When my daughter was a toddler, she had epic meltdowns over the slightest inconveniences. If she asked for a fourth piece of candy and someone denied her, watch out. Honestly, these tantrums tested my partner and I's marriage. Over time we got used to her dramatics, sure, but there's definitely some things you can only learn about your marriage after handling your first public tantrum. The first all-out temper explosion sets the tone for how this parenting thing will work, so it's important whoever's in charge of running the show isn't your toddler (like ours was).
As of today, my husband and I have been together for nearly 13 years (married for almost 10), and in that time we've had our fair share of ups and downs. However, we have always managed to somehow find a way to endure the roller coaster ride until it's over. When you throw in a tantrum-throwing toddler, though, all logic, reasoning, and compassion fly out the window. It's hard to be on the same team when this little human is flopping around on the floor in front of you, testing every fiber of your patience, especially when it's done in public.
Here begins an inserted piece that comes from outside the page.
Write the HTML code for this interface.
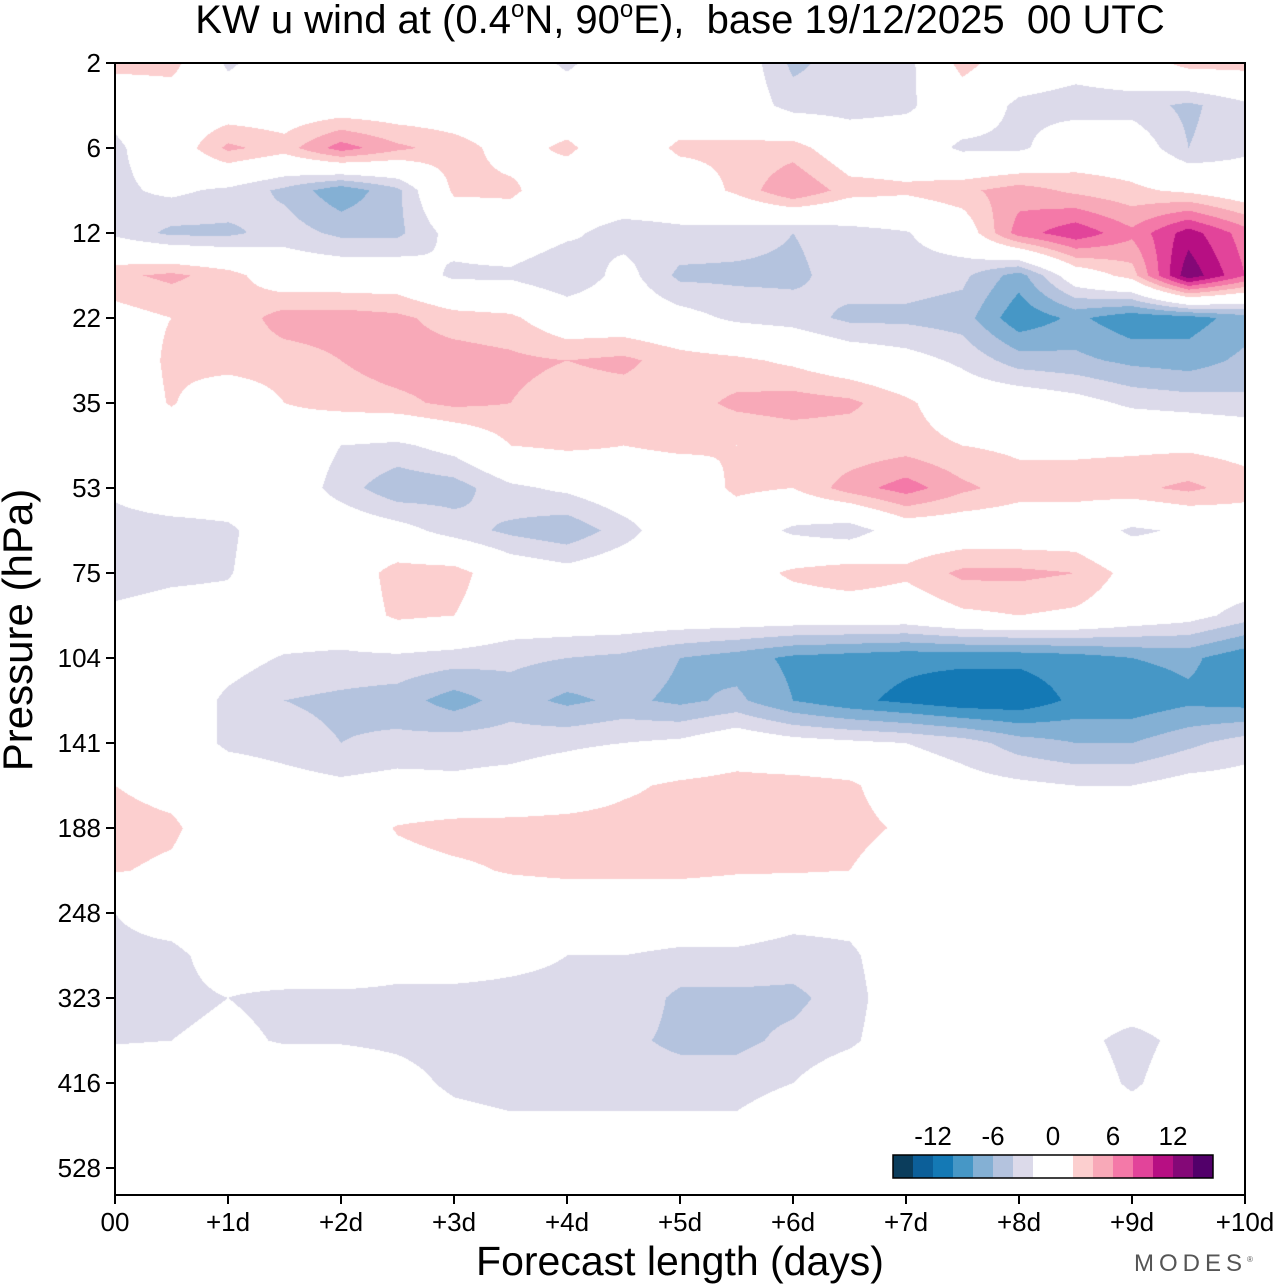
<!DOCTYPE html>
<html><head><meta charset="utf-8">
<style>
html,body{margin:0;padding:0;background:#fff;}
body{width:1280px;height:1286px;position:relative;overflow:hidden;font-family:"Liberation Sans",sans-serif;}
#plot{position:absolute;left:115px;top:63px;}
svg{position:absolute;left:0;top:0;}
</style></head>
<body>
<canvas id="plot" width="1130" height="1132"></canvas>
<svg id="ov" width="1280" height="1286"></svg>
<script>
// ---- data ----
const days = [0,0.5,1,1.5,2,2.5,3,3.5,4,4.5,5,5.5,6,6.5,7,7.5,8,8.5,9,9.5,10];
const levelRows = [0,0.5,1,1.5,2,2.5,3,3.5,4,4.5,5,5.5,6,6.5,7,7.5,8,8.5,9,9.5,10,10.5,11,11.5,12,12.5,13,13.5];
const pressureTicks = ["2","6","12","22","35","53","75","104","141","188","248","323","416","528"];
const dayTicks = ["00","+1d","+2d","+3d","+4d","+5d","+6d","+7d","+8d","+9d","+10d"];
const contourLevels = [-14,-12,-10,-8,-6,-4,-2,2,4,6,8,10,12,14];
const contourColors = ["#0b3d5c","#0c5f99","#1479b5","#4697c6","#84b0d4","#b4c3de","#dcdaea","#ffffff","#fccfcf","#f8a9b8","#f479a8","#e2449a","#b70f83","#840877","#52006a"];
const barLabels = ["-12","-6","0","6","12"];
const barLabelValues = [-12,-6,0,6,12];
const uWind = [
[3,3,-2.5,0,0,0,0,0,-2.5,0,0,0,-4.5,-3,-3,3,0,-1,0,3,3],
[-1,0,0,0,0,0,0,0,0,0,0,0,-3,-3,-2.5,0,-2.5,-3,-3,-4.5,-2.5],
[-2.5,0,4.5,3,7,4.5,3,1,2.5,0,2.5,2.5,3,0,0,-2.5,-2.5,0,0,-4,-2.5],
[-2.5,-1.5,-2.5,-4.5,-7.5,-4.5,2.5,2.5,0,0,0,2.5,6,3,2.5,3.5,5,3.5,2.5,1.5,0],
[-2.5,-4.5,-4.5,-3,-4.5,-4.5,-1,0,-1.5,-3,-2.5,-3,-4,-3,-2.2,0,7,9.5,6.5,11,7],
[3.5,4.5,3,0,0,0,-2.5,-2.5,-4,-1,-4.5,-4.5,-4.5,-3,-3,-3.5,-7,0,3,13.5,8],
[1,2,2.5,5,5,4.5,3,2.5,0,0,-1,-2.5,-3,-4.5,-4.5,-5,-9.5,-7.5,-9.5,-9,-7],
[0,2.5,3,3,4,5,5,4.5,4,4.5,3,2.5,1.5,0,-1,-2.5,-5,-5.5,-6.5,-7,-5.5],
[0,2.2,0,2,3,3.5,4.5,4,3,3,3,4.5,5,4.5,2.5,0,0,-1,-2.5,-3,-3.5],
[0,0,0,0,-2,-2.5,-1,2,2.5,2,2.5,2,2.5,2.5,3,2,1.5,1.5,1.5,1.5,1],
[-1.5,0,0,0,-3,-5.5,-5,-2.5,-1.5,0,0,2.5,2,5,7,4.5,3,3,3.5,4.5,3],
[-3,-3,-2.5,0,0,-1,-3,-4.5,-5.5,-3,0,0,-2.5,-3.5,0,0,0,0,-2.5,-1.5,0],
[-3,-2.5,-2.2,0,0,3,3,0,-1,0,0,0.5,2.5,3.5,2.5,4.5,4.5,4,1,0,0],
[-1.5,-1,-1,0,0,2.5,2,0,0,0,0,0,0,0,0,1.5,2,1.5,0,-1,-3],
[0,0,-1,-2.2,-2.5,-2.5,-3,-3.5,-4,-4.5,-6,-7,-8.5,-9,-9.5,-9.5,-9.5,-9,-8,-7.5,-9.5],
[0,0,-2.5,-4,-4.5,-5,-7,-5,-6.5,-5.5,-6.5,-5.5,-8,-9.5,-10.5,-11.5,-11.5,-9.5,-9.5,-8.5,-9],
[0,0,-2.5,-3,-4,-3.5,-3,-3,-2.5,-2,-1.5,0,-1,-1.5,-2,-3,-5,-6,-6,-4.5,-3],
[2,1,0,-1,-1.5,-1,-1.5,-1,0,1.5,2.5,3,3,2.5,0,-1,-1.5,-2,-2,-1,-1],
[3,2.5,0,0,0,2.2,3,3,3,3,3,3,3,3,1.5,0,0,0,0,0,0],
[2.2,1.5,0,0,0,1,1.5,2.2,2.5,2.5,2.5,2.2,2.2,2,0,0,0,0,0,0,0],
[-2,-1,0,0,0,0,0,0,0,0,0,0,-1,-1,0,0,0,0,0,0,0],
[-2.5,-2.5,-1,0,0,-1,-1,-1.5,-2,-2,-2.5,-2.5,-3,-2.5,0,0,0,0,0,0,0],
[-3,-2.5,-2,-2.5,-2.5,-2.5,-2.5,-2.5,-2.5,-2.5,-4.5,-4.5,-4.5,-3,0,0,0,0,0,0,0],
[-2.2,-2,-1.5,-2.2,-2.2,-2.5,-3,-3,-3,-3.5,-4.5,-4.5,-3.5,-2.5,0,0,0,-1,-3,-1,0],
[0,0,0,0,0,-1,-2.5,-3,-3,-3,-3,-3,-2,0,0,0,0,0,-2.5,0,0],
[0,0,0,0,0,0,-1,-1.5,-1.5,-1.5,-1.5,-1.5,0,0,0,0,0,0,0,0,0],
[0,0,0,0,0,0,0,0,0,0,0,0,0,0,0,0,0,0,0,0,0],
[0,0,0,0,0,0,0,0,0,0,0,0,0,0,0,0,0,0,0,0,0]
];
// ---- axes ----
const X0=115, X1=1245, Y0=63, YB=1195, PXD=113, PXL=85;
function xScale(d){return X0+PXD*d;}
function yScale(r){return Y0+PXL*r;}
function hex(c){return [parseInt(c.substr(1,2),16),parseInt(c.substr(3,2),16),parseInt(c.substr(5,2),16)];}
function sample(d,r){
  const dStep=days[1]-days[0], rStep=levelRows[1]-levelRows[0];
  let fi=(d-days[0])/dStep, fj=(r-levelRows[0])/rStep;
  fi=Math.max(0,Math.min(days.length-1.0001,fi)); fj=Math.max(0,Math.min(levelRows.length-1.0001,fj));
  const i=Math.floor(fi), j=Math.floor(fj), a=fi-i, b=fj-j;
  const v00=uWind[j][i], v01=uWind[j][i+1], v10=uWind[j+1][i], v11=uWind[j+1][i+1];
  return (v00*(1-a)+v01*a)*(1-b)+(v10*(1-a)+v11*a)*b;
}
// ---- draw field ----
const cv=document.getElementById('plot'), ctx=cv.getContext('2d');
const W=cv.width,H=cv.height, img=ctx.createImageData(W,H);
const rgb=contourColors.map(hex);
for(let py=0;py<H;py++){
  const r=(py+0.5)/PXL;
  for(let px=0;px<W;px++){
    const d=(px+0.5)/PXD;
    const v=sample(d,r);
    let k=0;while(k<contourLevels.length&&v>contourLevels[k])k++;
    const c=rgb[k], o=(py*W+px)*4;
    img.data[o]=c[0];img.data[o+1]=c[1];img.data[o+2]=c[2];img.data[o+3]=255;
  }
}
ctx.putImageData(img,0,0);
// ---- overlay ----
const NS="http://www.w3.org/2000/svg", ov=document.getElementById('ov');
function mk(tag,attrs,parent){const e=document.createElementNS(NS,tag);for(const k in attrs)e.setAttribute(k,attrs[k]);(parent||ov).appendChild(e);return e;}
const frame=mk('rect',{x:X0,y:Y0,width:X1-X0,height:YB-Y0,fill:'none',stroke:'#000','stroke-width':2});


pressureTicks.forEach((t,i)=>{
  const y=yScale(i);
  const tk=mk('line',{x1:X0-9,x2:X0,y1:y,y2:y,stroke:'#000','stroke-width':2});
  
  
  const tx=mk('text',{x:X0-14,y:y+9,'text-anchor':'end','font-size':26,'font-family':'Liberation Sans, sans-serif'});
  tx.textContent=t;
  
  
});
dayTicks.forEach((t,i)=>{
  const x=xScale(i);
  const tk=mk('line',{x1:x,x2:x,y1:YB,y2:YB+9,stroke:'#000','stroke-width':2});
  
  
  const tx=mk('text',{x:x,y:1231,'text-anchor':'middle','font-size':26,'font-family':'Liberation Sans, sans-serif'});
  tx.textContent=t;
  
  
});
// colorbar
const CB0=1053, CBU=10, cbTop=1155, cbH=23;
function cbX(v){return CB0+CBU*v;}
const edges=[-16].concat(contourLevels).concat([16]);
for(let k=0;k<contourColors.length;k++){
  const x=cbX(edges[k]), w=cbX(edges[k+1])-x;
  const r=mk('rect',{x:x,y:cbTop,width:w,height:cbH,fill:contourColors[k]});
  
  
}
const cbf=mk('rect',{x:cbX(-16),y:cbTop,width:cbX(16)-cbX(-16),height:cbH,fill:'none',stroke:'#000','stroke-width':1.5});


barLabels.forEach((t,i)=>{
  const tx=mk('text',{x:cbX(barLabelValues[i]),y:1145,'text-anchor':'middle','font-size':26,'font-family':'Liberation Sans, sans-serif'});
  tx.textContent=t;
  
  
});
</script>
<div style="position:absolute;left:0;width:1360px;top:-2px;text-align:center;font-size:40px;line-height:44px;">KW u wind at (0.4<sup style="font-size:24px;vertical-align:16px;line-height:0">o</sup>N, 90<sup style="font-size:24px;vertical-align:16px;line-height:0">o</sup>E),&nbsp; base 19/12/2025&nbsp; 00 UTC</div>
<div style="position:absolute;left:0;width:1360px;top:1238px;text-align:center;font-size:41px;line-height:46px;">Forecast length (days)</div>
<div style="position:absolute;left:-182px;top:607px;width:400px;text-align:center;font-size:42px;line-height:46px;transform:rotate(-90deg);">Pressure (hPa)</div>
<div style="position:absolute;left:1134px;top:1250px;font-size:24px;letter-spacing:5px;color:#555;">MODES<sup style="font-size:8px;letter-spacing:0">®</sup></div>
</body></html>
Though our daughter has only mildly calmed down in the tantrum department (tween hormones are the worst, you guys), I'd like to think my husband and I know how to deal with it together now, as opposed to how we'd work against one another through those early years. Here are some of the things you can probably only understand about your relationship once that initial public display of your tiny toddler's rage is happening. Warning: it may not be good things.
Who's The "Good" Guy & Who's The "Bad" Guy
When my daughter had her first public meltdown, my husband and I took roles we hadn't intended to. He chose the funny, light-hearted comedic relief which, of course, made me the bad guy. Forever. Despite trying to switch things up every now and then, it was clear then (and still is now) who is who.
Our marriage has survived through so much, I think, because we do play into our standard roles. Our kids know what to expect from each of us, especially when they're having a tantrum, so I can't say this is necessarily a bad thing. It did, however, take a little getting used to.
How Well Each Of You Handle The Pressure
I'm not great under pressure, which became obvious during my daughter's first public fit. I'm the type to let things build until I explode and, unfortunately, the day my daughter threw her first public toddler tantrum was the day I was ready to explode.
My husband, however, is the opposite. He can handle just about anything thrown at him, including our screaming daughter in the middle of the cereal aisle.
How Much Compromise You Both Need In Order To Survive
When you're in the thick of a public tantrum, it's best to use all tactics necessary. My husband would, of course, use humor first and resort to something that was easy and fun. I couldn't help but go straight through the stages of grief, starting first with anger, then to bargaining, and finally, acceptance. Yes, it was as awful as it sounds. In the end, however, we had to find a good middle ground, which meant compromising both of our initial reactions until we could meet in the middle, where our daughter benefited the most.
How Well You Co-Parent
Immediately, we discovered how well we worked together, both under pressure and in the middle of everyone's focus. Marriage and co-parenting is either its worst or best when you're faced with a situation as taxing as a toddler tantrum. Luckily, my partner and I figure out what strengths each of us could contribute to bring our daughter back down to reality and, honestly, ever since that first public fit, we've co-parenting pretty well. I fill in where he lacks, and vice versa.
Also, it throws the kids off to not steam roll the both of us. I love it.
How Much You Love One Another
Seeing your little baby flailing on the floor really makes you realize what's important in life. For me, it was getting the hell out of the store as soon as humanly possible, but I also realized how grateful I was (and still am) to have such a supportive partner by my side through it all.
Parenting is a great big sh*t show sometimes, but as long as you go into a public tantrum as a team, you'll walk out of there winners.